The task: Please write the listing below out again exactly, leaving every picture behind.

----------------------------------------

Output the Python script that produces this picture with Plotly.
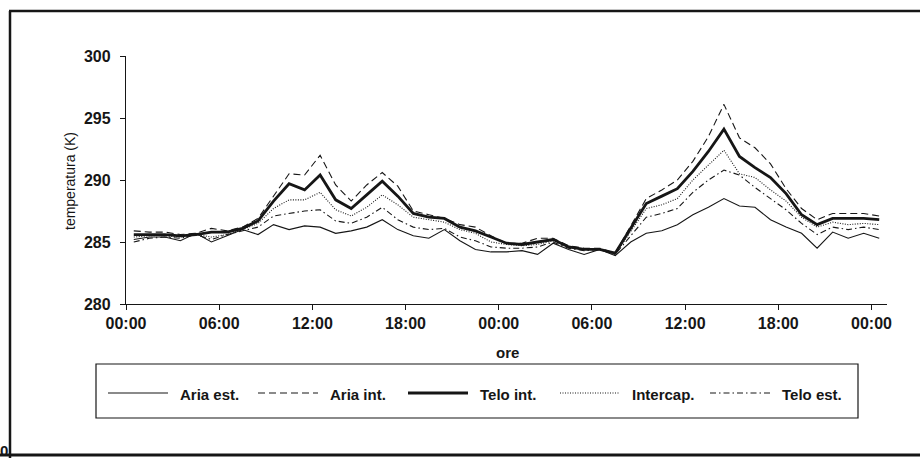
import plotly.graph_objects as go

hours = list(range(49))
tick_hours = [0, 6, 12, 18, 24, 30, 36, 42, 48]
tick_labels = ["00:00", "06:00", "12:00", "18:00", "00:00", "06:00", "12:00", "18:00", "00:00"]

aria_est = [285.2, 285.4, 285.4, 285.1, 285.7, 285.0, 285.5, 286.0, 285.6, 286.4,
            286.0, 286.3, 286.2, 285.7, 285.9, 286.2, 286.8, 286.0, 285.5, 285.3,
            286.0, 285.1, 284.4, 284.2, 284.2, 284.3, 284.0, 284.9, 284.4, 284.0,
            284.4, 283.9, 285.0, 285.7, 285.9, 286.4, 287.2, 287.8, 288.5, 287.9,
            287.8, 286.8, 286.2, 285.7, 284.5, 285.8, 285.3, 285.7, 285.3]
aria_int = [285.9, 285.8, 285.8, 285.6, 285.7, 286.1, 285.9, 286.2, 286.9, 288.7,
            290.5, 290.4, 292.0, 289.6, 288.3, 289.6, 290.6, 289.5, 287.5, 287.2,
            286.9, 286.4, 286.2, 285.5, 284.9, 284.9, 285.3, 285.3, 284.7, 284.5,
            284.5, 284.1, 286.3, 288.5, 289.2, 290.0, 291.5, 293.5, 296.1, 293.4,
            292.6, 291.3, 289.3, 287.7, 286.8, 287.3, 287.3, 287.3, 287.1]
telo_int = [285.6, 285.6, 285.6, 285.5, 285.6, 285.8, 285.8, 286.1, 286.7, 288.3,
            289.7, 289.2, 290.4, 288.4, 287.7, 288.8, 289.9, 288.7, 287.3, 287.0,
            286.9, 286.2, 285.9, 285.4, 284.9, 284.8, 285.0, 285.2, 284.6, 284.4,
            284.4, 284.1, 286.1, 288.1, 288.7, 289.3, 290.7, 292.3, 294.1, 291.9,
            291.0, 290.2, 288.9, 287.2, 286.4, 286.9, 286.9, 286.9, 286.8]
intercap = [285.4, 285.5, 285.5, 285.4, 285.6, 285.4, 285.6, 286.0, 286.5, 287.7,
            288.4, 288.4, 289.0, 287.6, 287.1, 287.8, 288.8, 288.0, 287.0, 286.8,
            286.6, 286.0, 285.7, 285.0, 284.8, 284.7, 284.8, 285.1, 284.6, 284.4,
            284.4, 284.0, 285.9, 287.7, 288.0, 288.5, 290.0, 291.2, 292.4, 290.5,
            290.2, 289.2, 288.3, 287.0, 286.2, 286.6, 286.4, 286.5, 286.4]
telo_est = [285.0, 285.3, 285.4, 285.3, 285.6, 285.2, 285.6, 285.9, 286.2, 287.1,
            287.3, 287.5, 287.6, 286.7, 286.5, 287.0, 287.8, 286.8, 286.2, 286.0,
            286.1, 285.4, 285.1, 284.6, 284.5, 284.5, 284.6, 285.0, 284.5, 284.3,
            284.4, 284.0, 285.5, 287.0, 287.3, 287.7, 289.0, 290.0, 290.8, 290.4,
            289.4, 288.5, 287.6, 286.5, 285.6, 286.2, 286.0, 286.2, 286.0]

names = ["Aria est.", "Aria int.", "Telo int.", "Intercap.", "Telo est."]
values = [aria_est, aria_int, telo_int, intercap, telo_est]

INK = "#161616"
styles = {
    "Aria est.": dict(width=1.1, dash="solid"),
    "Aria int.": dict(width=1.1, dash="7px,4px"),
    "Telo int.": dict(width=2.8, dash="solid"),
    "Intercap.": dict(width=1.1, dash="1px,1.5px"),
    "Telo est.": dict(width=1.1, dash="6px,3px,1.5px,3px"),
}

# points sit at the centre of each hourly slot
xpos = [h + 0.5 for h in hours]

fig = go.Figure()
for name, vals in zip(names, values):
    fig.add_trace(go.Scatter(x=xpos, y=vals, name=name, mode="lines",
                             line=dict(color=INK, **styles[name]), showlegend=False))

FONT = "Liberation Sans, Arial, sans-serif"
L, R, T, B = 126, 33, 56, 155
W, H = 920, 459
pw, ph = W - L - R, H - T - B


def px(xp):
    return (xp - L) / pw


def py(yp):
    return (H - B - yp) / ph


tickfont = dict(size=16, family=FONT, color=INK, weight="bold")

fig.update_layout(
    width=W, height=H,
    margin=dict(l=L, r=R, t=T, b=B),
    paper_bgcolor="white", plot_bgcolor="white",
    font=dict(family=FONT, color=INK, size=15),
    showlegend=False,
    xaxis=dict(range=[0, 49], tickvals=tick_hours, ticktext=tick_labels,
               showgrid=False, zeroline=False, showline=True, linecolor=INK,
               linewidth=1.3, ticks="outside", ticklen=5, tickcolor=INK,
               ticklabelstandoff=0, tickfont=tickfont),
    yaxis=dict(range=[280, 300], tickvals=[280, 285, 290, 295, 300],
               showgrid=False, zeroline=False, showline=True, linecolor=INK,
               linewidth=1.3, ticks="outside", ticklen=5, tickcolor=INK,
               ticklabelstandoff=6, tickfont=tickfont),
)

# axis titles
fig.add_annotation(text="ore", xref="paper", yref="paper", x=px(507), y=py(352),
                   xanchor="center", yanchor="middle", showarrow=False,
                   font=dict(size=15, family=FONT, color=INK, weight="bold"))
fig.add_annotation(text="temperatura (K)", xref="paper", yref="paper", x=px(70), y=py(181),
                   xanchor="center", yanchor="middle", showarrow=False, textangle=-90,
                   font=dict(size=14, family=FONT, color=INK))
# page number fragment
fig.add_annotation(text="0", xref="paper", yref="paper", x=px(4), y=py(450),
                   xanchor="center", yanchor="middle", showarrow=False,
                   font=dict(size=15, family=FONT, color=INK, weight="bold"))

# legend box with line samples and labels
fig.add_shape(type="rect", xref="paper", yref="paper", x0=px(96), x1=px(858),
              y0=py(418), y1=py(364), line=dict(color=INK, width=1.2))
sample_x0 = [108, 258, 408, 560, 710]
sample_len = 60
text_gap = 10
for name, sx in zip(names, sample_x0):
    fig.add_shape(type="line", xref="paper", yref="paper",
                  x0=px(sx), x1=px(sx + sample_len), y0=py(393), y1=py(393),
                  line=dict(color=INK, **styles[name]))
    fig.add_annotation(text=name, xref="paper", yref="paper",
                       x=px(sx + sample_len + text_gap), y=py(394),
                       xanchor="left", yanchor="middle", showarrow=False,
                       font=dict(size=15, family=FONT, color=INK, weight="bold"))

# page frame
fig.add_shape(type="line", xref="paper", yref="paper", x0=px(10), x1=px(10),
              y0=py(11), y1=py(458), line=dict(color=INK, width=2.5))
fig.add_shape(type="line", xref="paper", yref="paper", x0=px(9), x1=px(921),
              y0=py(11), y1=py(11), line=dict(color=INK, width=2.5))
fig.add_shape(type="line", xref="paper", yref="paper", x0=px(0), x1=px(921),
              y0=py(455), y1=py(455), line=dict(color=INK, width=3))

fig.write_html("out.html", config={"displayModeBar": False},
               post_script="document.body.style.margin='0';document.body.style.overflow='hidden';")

----------------------------------------

Correct answer:
Output the Python script that produces this picture with Plotly.
import plotly.graph_objects as go

hours = list(range(49))
tick_hours = [0, 6, 12, 18, 24, 30, 36, 42, 48]
tick_labels = ["00:00", "06:00", "12:00", "18:00", "00:00", "06:00", "12:00", "18:00", "00:00"]

aria_est = [285.2, 285.4, 285.4, 285.1, 285.7, 285.0, 285.5, 286.0, 285.6, 286.4,
            286.0, 286.3, 286.2, 285.7, 285.9, 286.2, 286.8, 286.0, 285.5, 285.3,
            286.0, 285.1, 284.4, 284.2, 284.2, 284.3, 284.0, 284.9, 284.4, 284.0,
            284.4, 283.9, 285.0, 285.7, 285.9, 286.4, 287.2, 287.8, 288.5, 287.9,
            287.8, 286.8, 286.2, 285.7, 284.5, 285.8, 285.3, 285.7, 285.3]
aria_int = [285.9, 285.8, 285.8, 285.6, 285.7, 286.1, 285.9, 286.2, 286.9, 288.7,
            290.5, 290.4, 292.0, 289.6, 288.3, 289.6, 290.6, 289.5, 287.5, 287.2,
            286.9, 286.4, 286.2, 285.5, 284.9, 284.9, 285.3, 285.3, 284.7, 284.5,
            284.5, 284.1, 286.3, 288.5, 289.2, 290.0, 291.5, 293.5, 296.1, 293.4,
            292.6, 291.3, 289.3, 287.7, 286.8, 287.3, 287.3, 287.3, 287.1]
telo_int = [285.6, 285.6, 285.6, 285.5, 285.6, 285.8, 285.8, 286.1, 286.7, 288.3,
            289.7, 289.2, 290.4, 288.4, 287.7, 288.8, 289.9, 288.7, 287.3, 287.0,
            286.9, 286.2, 285.9, 285.4, 284.9, 284.8, 285.0, 285.2, 284.6, 284.4,
            284.4, 284.1, 286.1, 288.1, 288.7, 289.3, 290.7, 292.3, 294.1, 291.9,
            291.0, 290.2, 288.9, 287.2, 286.4, 286.9, 286.9, 286.9, 286.8]
intercap = [285.4, 285.5, 285.5, 285.4, 285.6, 285.4, 285.6, 286.0, 286.5, 287.7,
            288.4, 288.4, 289.0, 287.6, 287.1, 287.8, 288.8, 288.0, 287.0, 286.8,
            286.6, 286.0, 285.7, 285.0, 284.8, 284.7, 284.8, 285.1, 284.6, 284.4,
            284.4, 284.0, 285.9, 287.7, 288.0, 288.5, 290.0, 291.2, 292.4, 290.5,
            290.2, 289.2, 288.3, 287.0, 286.2, 286.6, 286.4, 286.5, 286.4]
telo_est = [285.0, 285.3, 285.4, 285.3, 285.6, 285.2, 285.6, 285.9, 286.2, 287.1,
            287.3, 287.5, 287.6, 286.7, 286.5, 287.0, 287.8, 286.8, 286.2, 286.0,
            286.1, 285.4, 285.1, 284.6, 284.5, 284.5, 284.6, 285.0, 284.5, 284.3,
            284.4, 284.0, 285.5, 287.0, 287.3, 287.7, 289.0, 290.0, 290.8, 290.4,
            289.4, 288.5, 287.6, 286.5, 285.6, 286.2, 286.0, 286.2, 286.0]

names = ["Aria est.", "Aria int.", "Telo int.", "Intercap.", "Telo est."]
values = [aria_est, aria_int, telo_int, intercap, telo_est]

INK = "#161616"
styles = {
    "Aria est.": dict(width=1.1, dash="solid"),
    "Aria int.": dict(width=1.1, dash="7px,4px"),
    "Telo int.": dict(width=2.8, dash="solid"),
    "Intercap.": dict(width=1.1, dash="1px,1.5px"),
    "Telo est.": dict(width=1.1, dash="6px,3px,1.5px,3px"),
}

# points sit at the centre of each hourly slot
xpos = [h + 0.5 for h in hours]

fig = go.Figure()
for name, vals in zip(names, values):
    fig.add_trace(go.Scatter(x=xpos, y=vals, name=name, mode="lines",
                             line=dict(color=INK, **styles[name]), showlegend=False))

FONT = "Liberation Sans, Arial, sans-serif"
L, R, T, B = 126, 33, 56, 155
W, H = 920, 459
pw, ph = W - L - R, H - T - B


def px(xp):
    return (xp - L) / pw


def py(yp):
    return (H - B - yp) / ph


tickfont = dict(size=16, family=FONT, color=INK, weight="bold")

fig.update_layout(
    width=W, height=H,
    margin=dict(l=L, r=R, t=T, b=B),
    paper_bgcolor="white", plot_bgcolor="white",
    font=dict(family=FONT, color=INK, size=15),
    showlegend=False,
    xaxis=dict(range=[0, 49], tickvals=tick_hours, ticktext=tick_labels,
               showgrid=False, zeroline=False, showline=True, linecolor=INK,
               linewidth=1.3, ticks="outside", ticklen=5, tickcolor=INK,
               ticklabelstandoff=0, tickfont=tickfont),
    yaxis=dict(range=[280, 300], tickvals=[280, 285, 290, 295, 300],
               showgrid=False, zeroline=False, showline=True, linecolor=INK,
               linewidth=1.3, ticks="outside", ticklen=5, tickcolor=INK,
               ticklabelstandoff=6, tickfont=tickfont),
)

# axis titles
fig.add_annotation(text="ore", xref="paper", yref="paper", x=px(507), y=py(352),
                   xanchor="center", yanchor="middle", showarrow=False,
                   font=dict(size=15, family=FONT, color=INK, weight="bold"))
fig.add_annotation(text="temperatura (K)", xref="paper", yref="paper", x=px(70), y=py(181),
                   xanchor="center", yanchor="middle", showarrow=False, textangle=-90,
                   font=dict(size=14, family=FONT, color=INK))
# page number fragment
fig.add_annotation(text="0", xref="paper", yref="paper", x=px(4), y=py(450),
                   xanchor="center", yanchor="middle", showarrow=False,
                   font=dict(size=15, family=FONT, color=INK, weight="bold"))

# legend box with line samples and labels
fig.add_shape(type="rect", xref="paper", yref="paper", x0=px(96), x1=px(858),
              y0=py(418), y1=py(364), line=dict(color=INK, width=1.2))
sample_x0 = [108, 258, 408, 560, 710]
sample_len = 60
text_gap = 10
for name, sx in zip(names, sample_x0):
    fig.add_shape(type="line", xref="paper", yref="paper",
                  x0=px(sx), x1=px(sx + sample_len), y0=py(393), y1=py(393),
                  line=dict(color=INK, **styles[name]))
    fig.add_annotation(text=name, xref="paper", yref="paper",
                       x=px(sx + sample_len + text_gap), y=py(394),
                       xanchor="left", yanchor="middle", showarrow=False,
                       font=dict(size=15, family=FONT, color=INK, weight="bold"))

# page frame
fig.add_shape(type="line", xref="paper", yref="paper", x0=px(10), x1=px(10),
              y0=py(11), y1=py(458), line=dict(color=INK, width=2.5))
fig.add_shape(type="line", xref="paper", yref="paper", x0=px(9), x1=px(921),
              y0=py(11), y1=py(11), line=dict(color=INK, width=2.5))
fig.add_shape(type="line", xref="paper", yref="paper", x0=px(0), x1=px(921),
              y0=py(455), y1=py(455), line=dict(color=INK, width=3))

fig.write_html("out.html", config={"displayModeBar": False},
               post_script="document.body.style.margin='0';document.body.style.overflow='hidden';")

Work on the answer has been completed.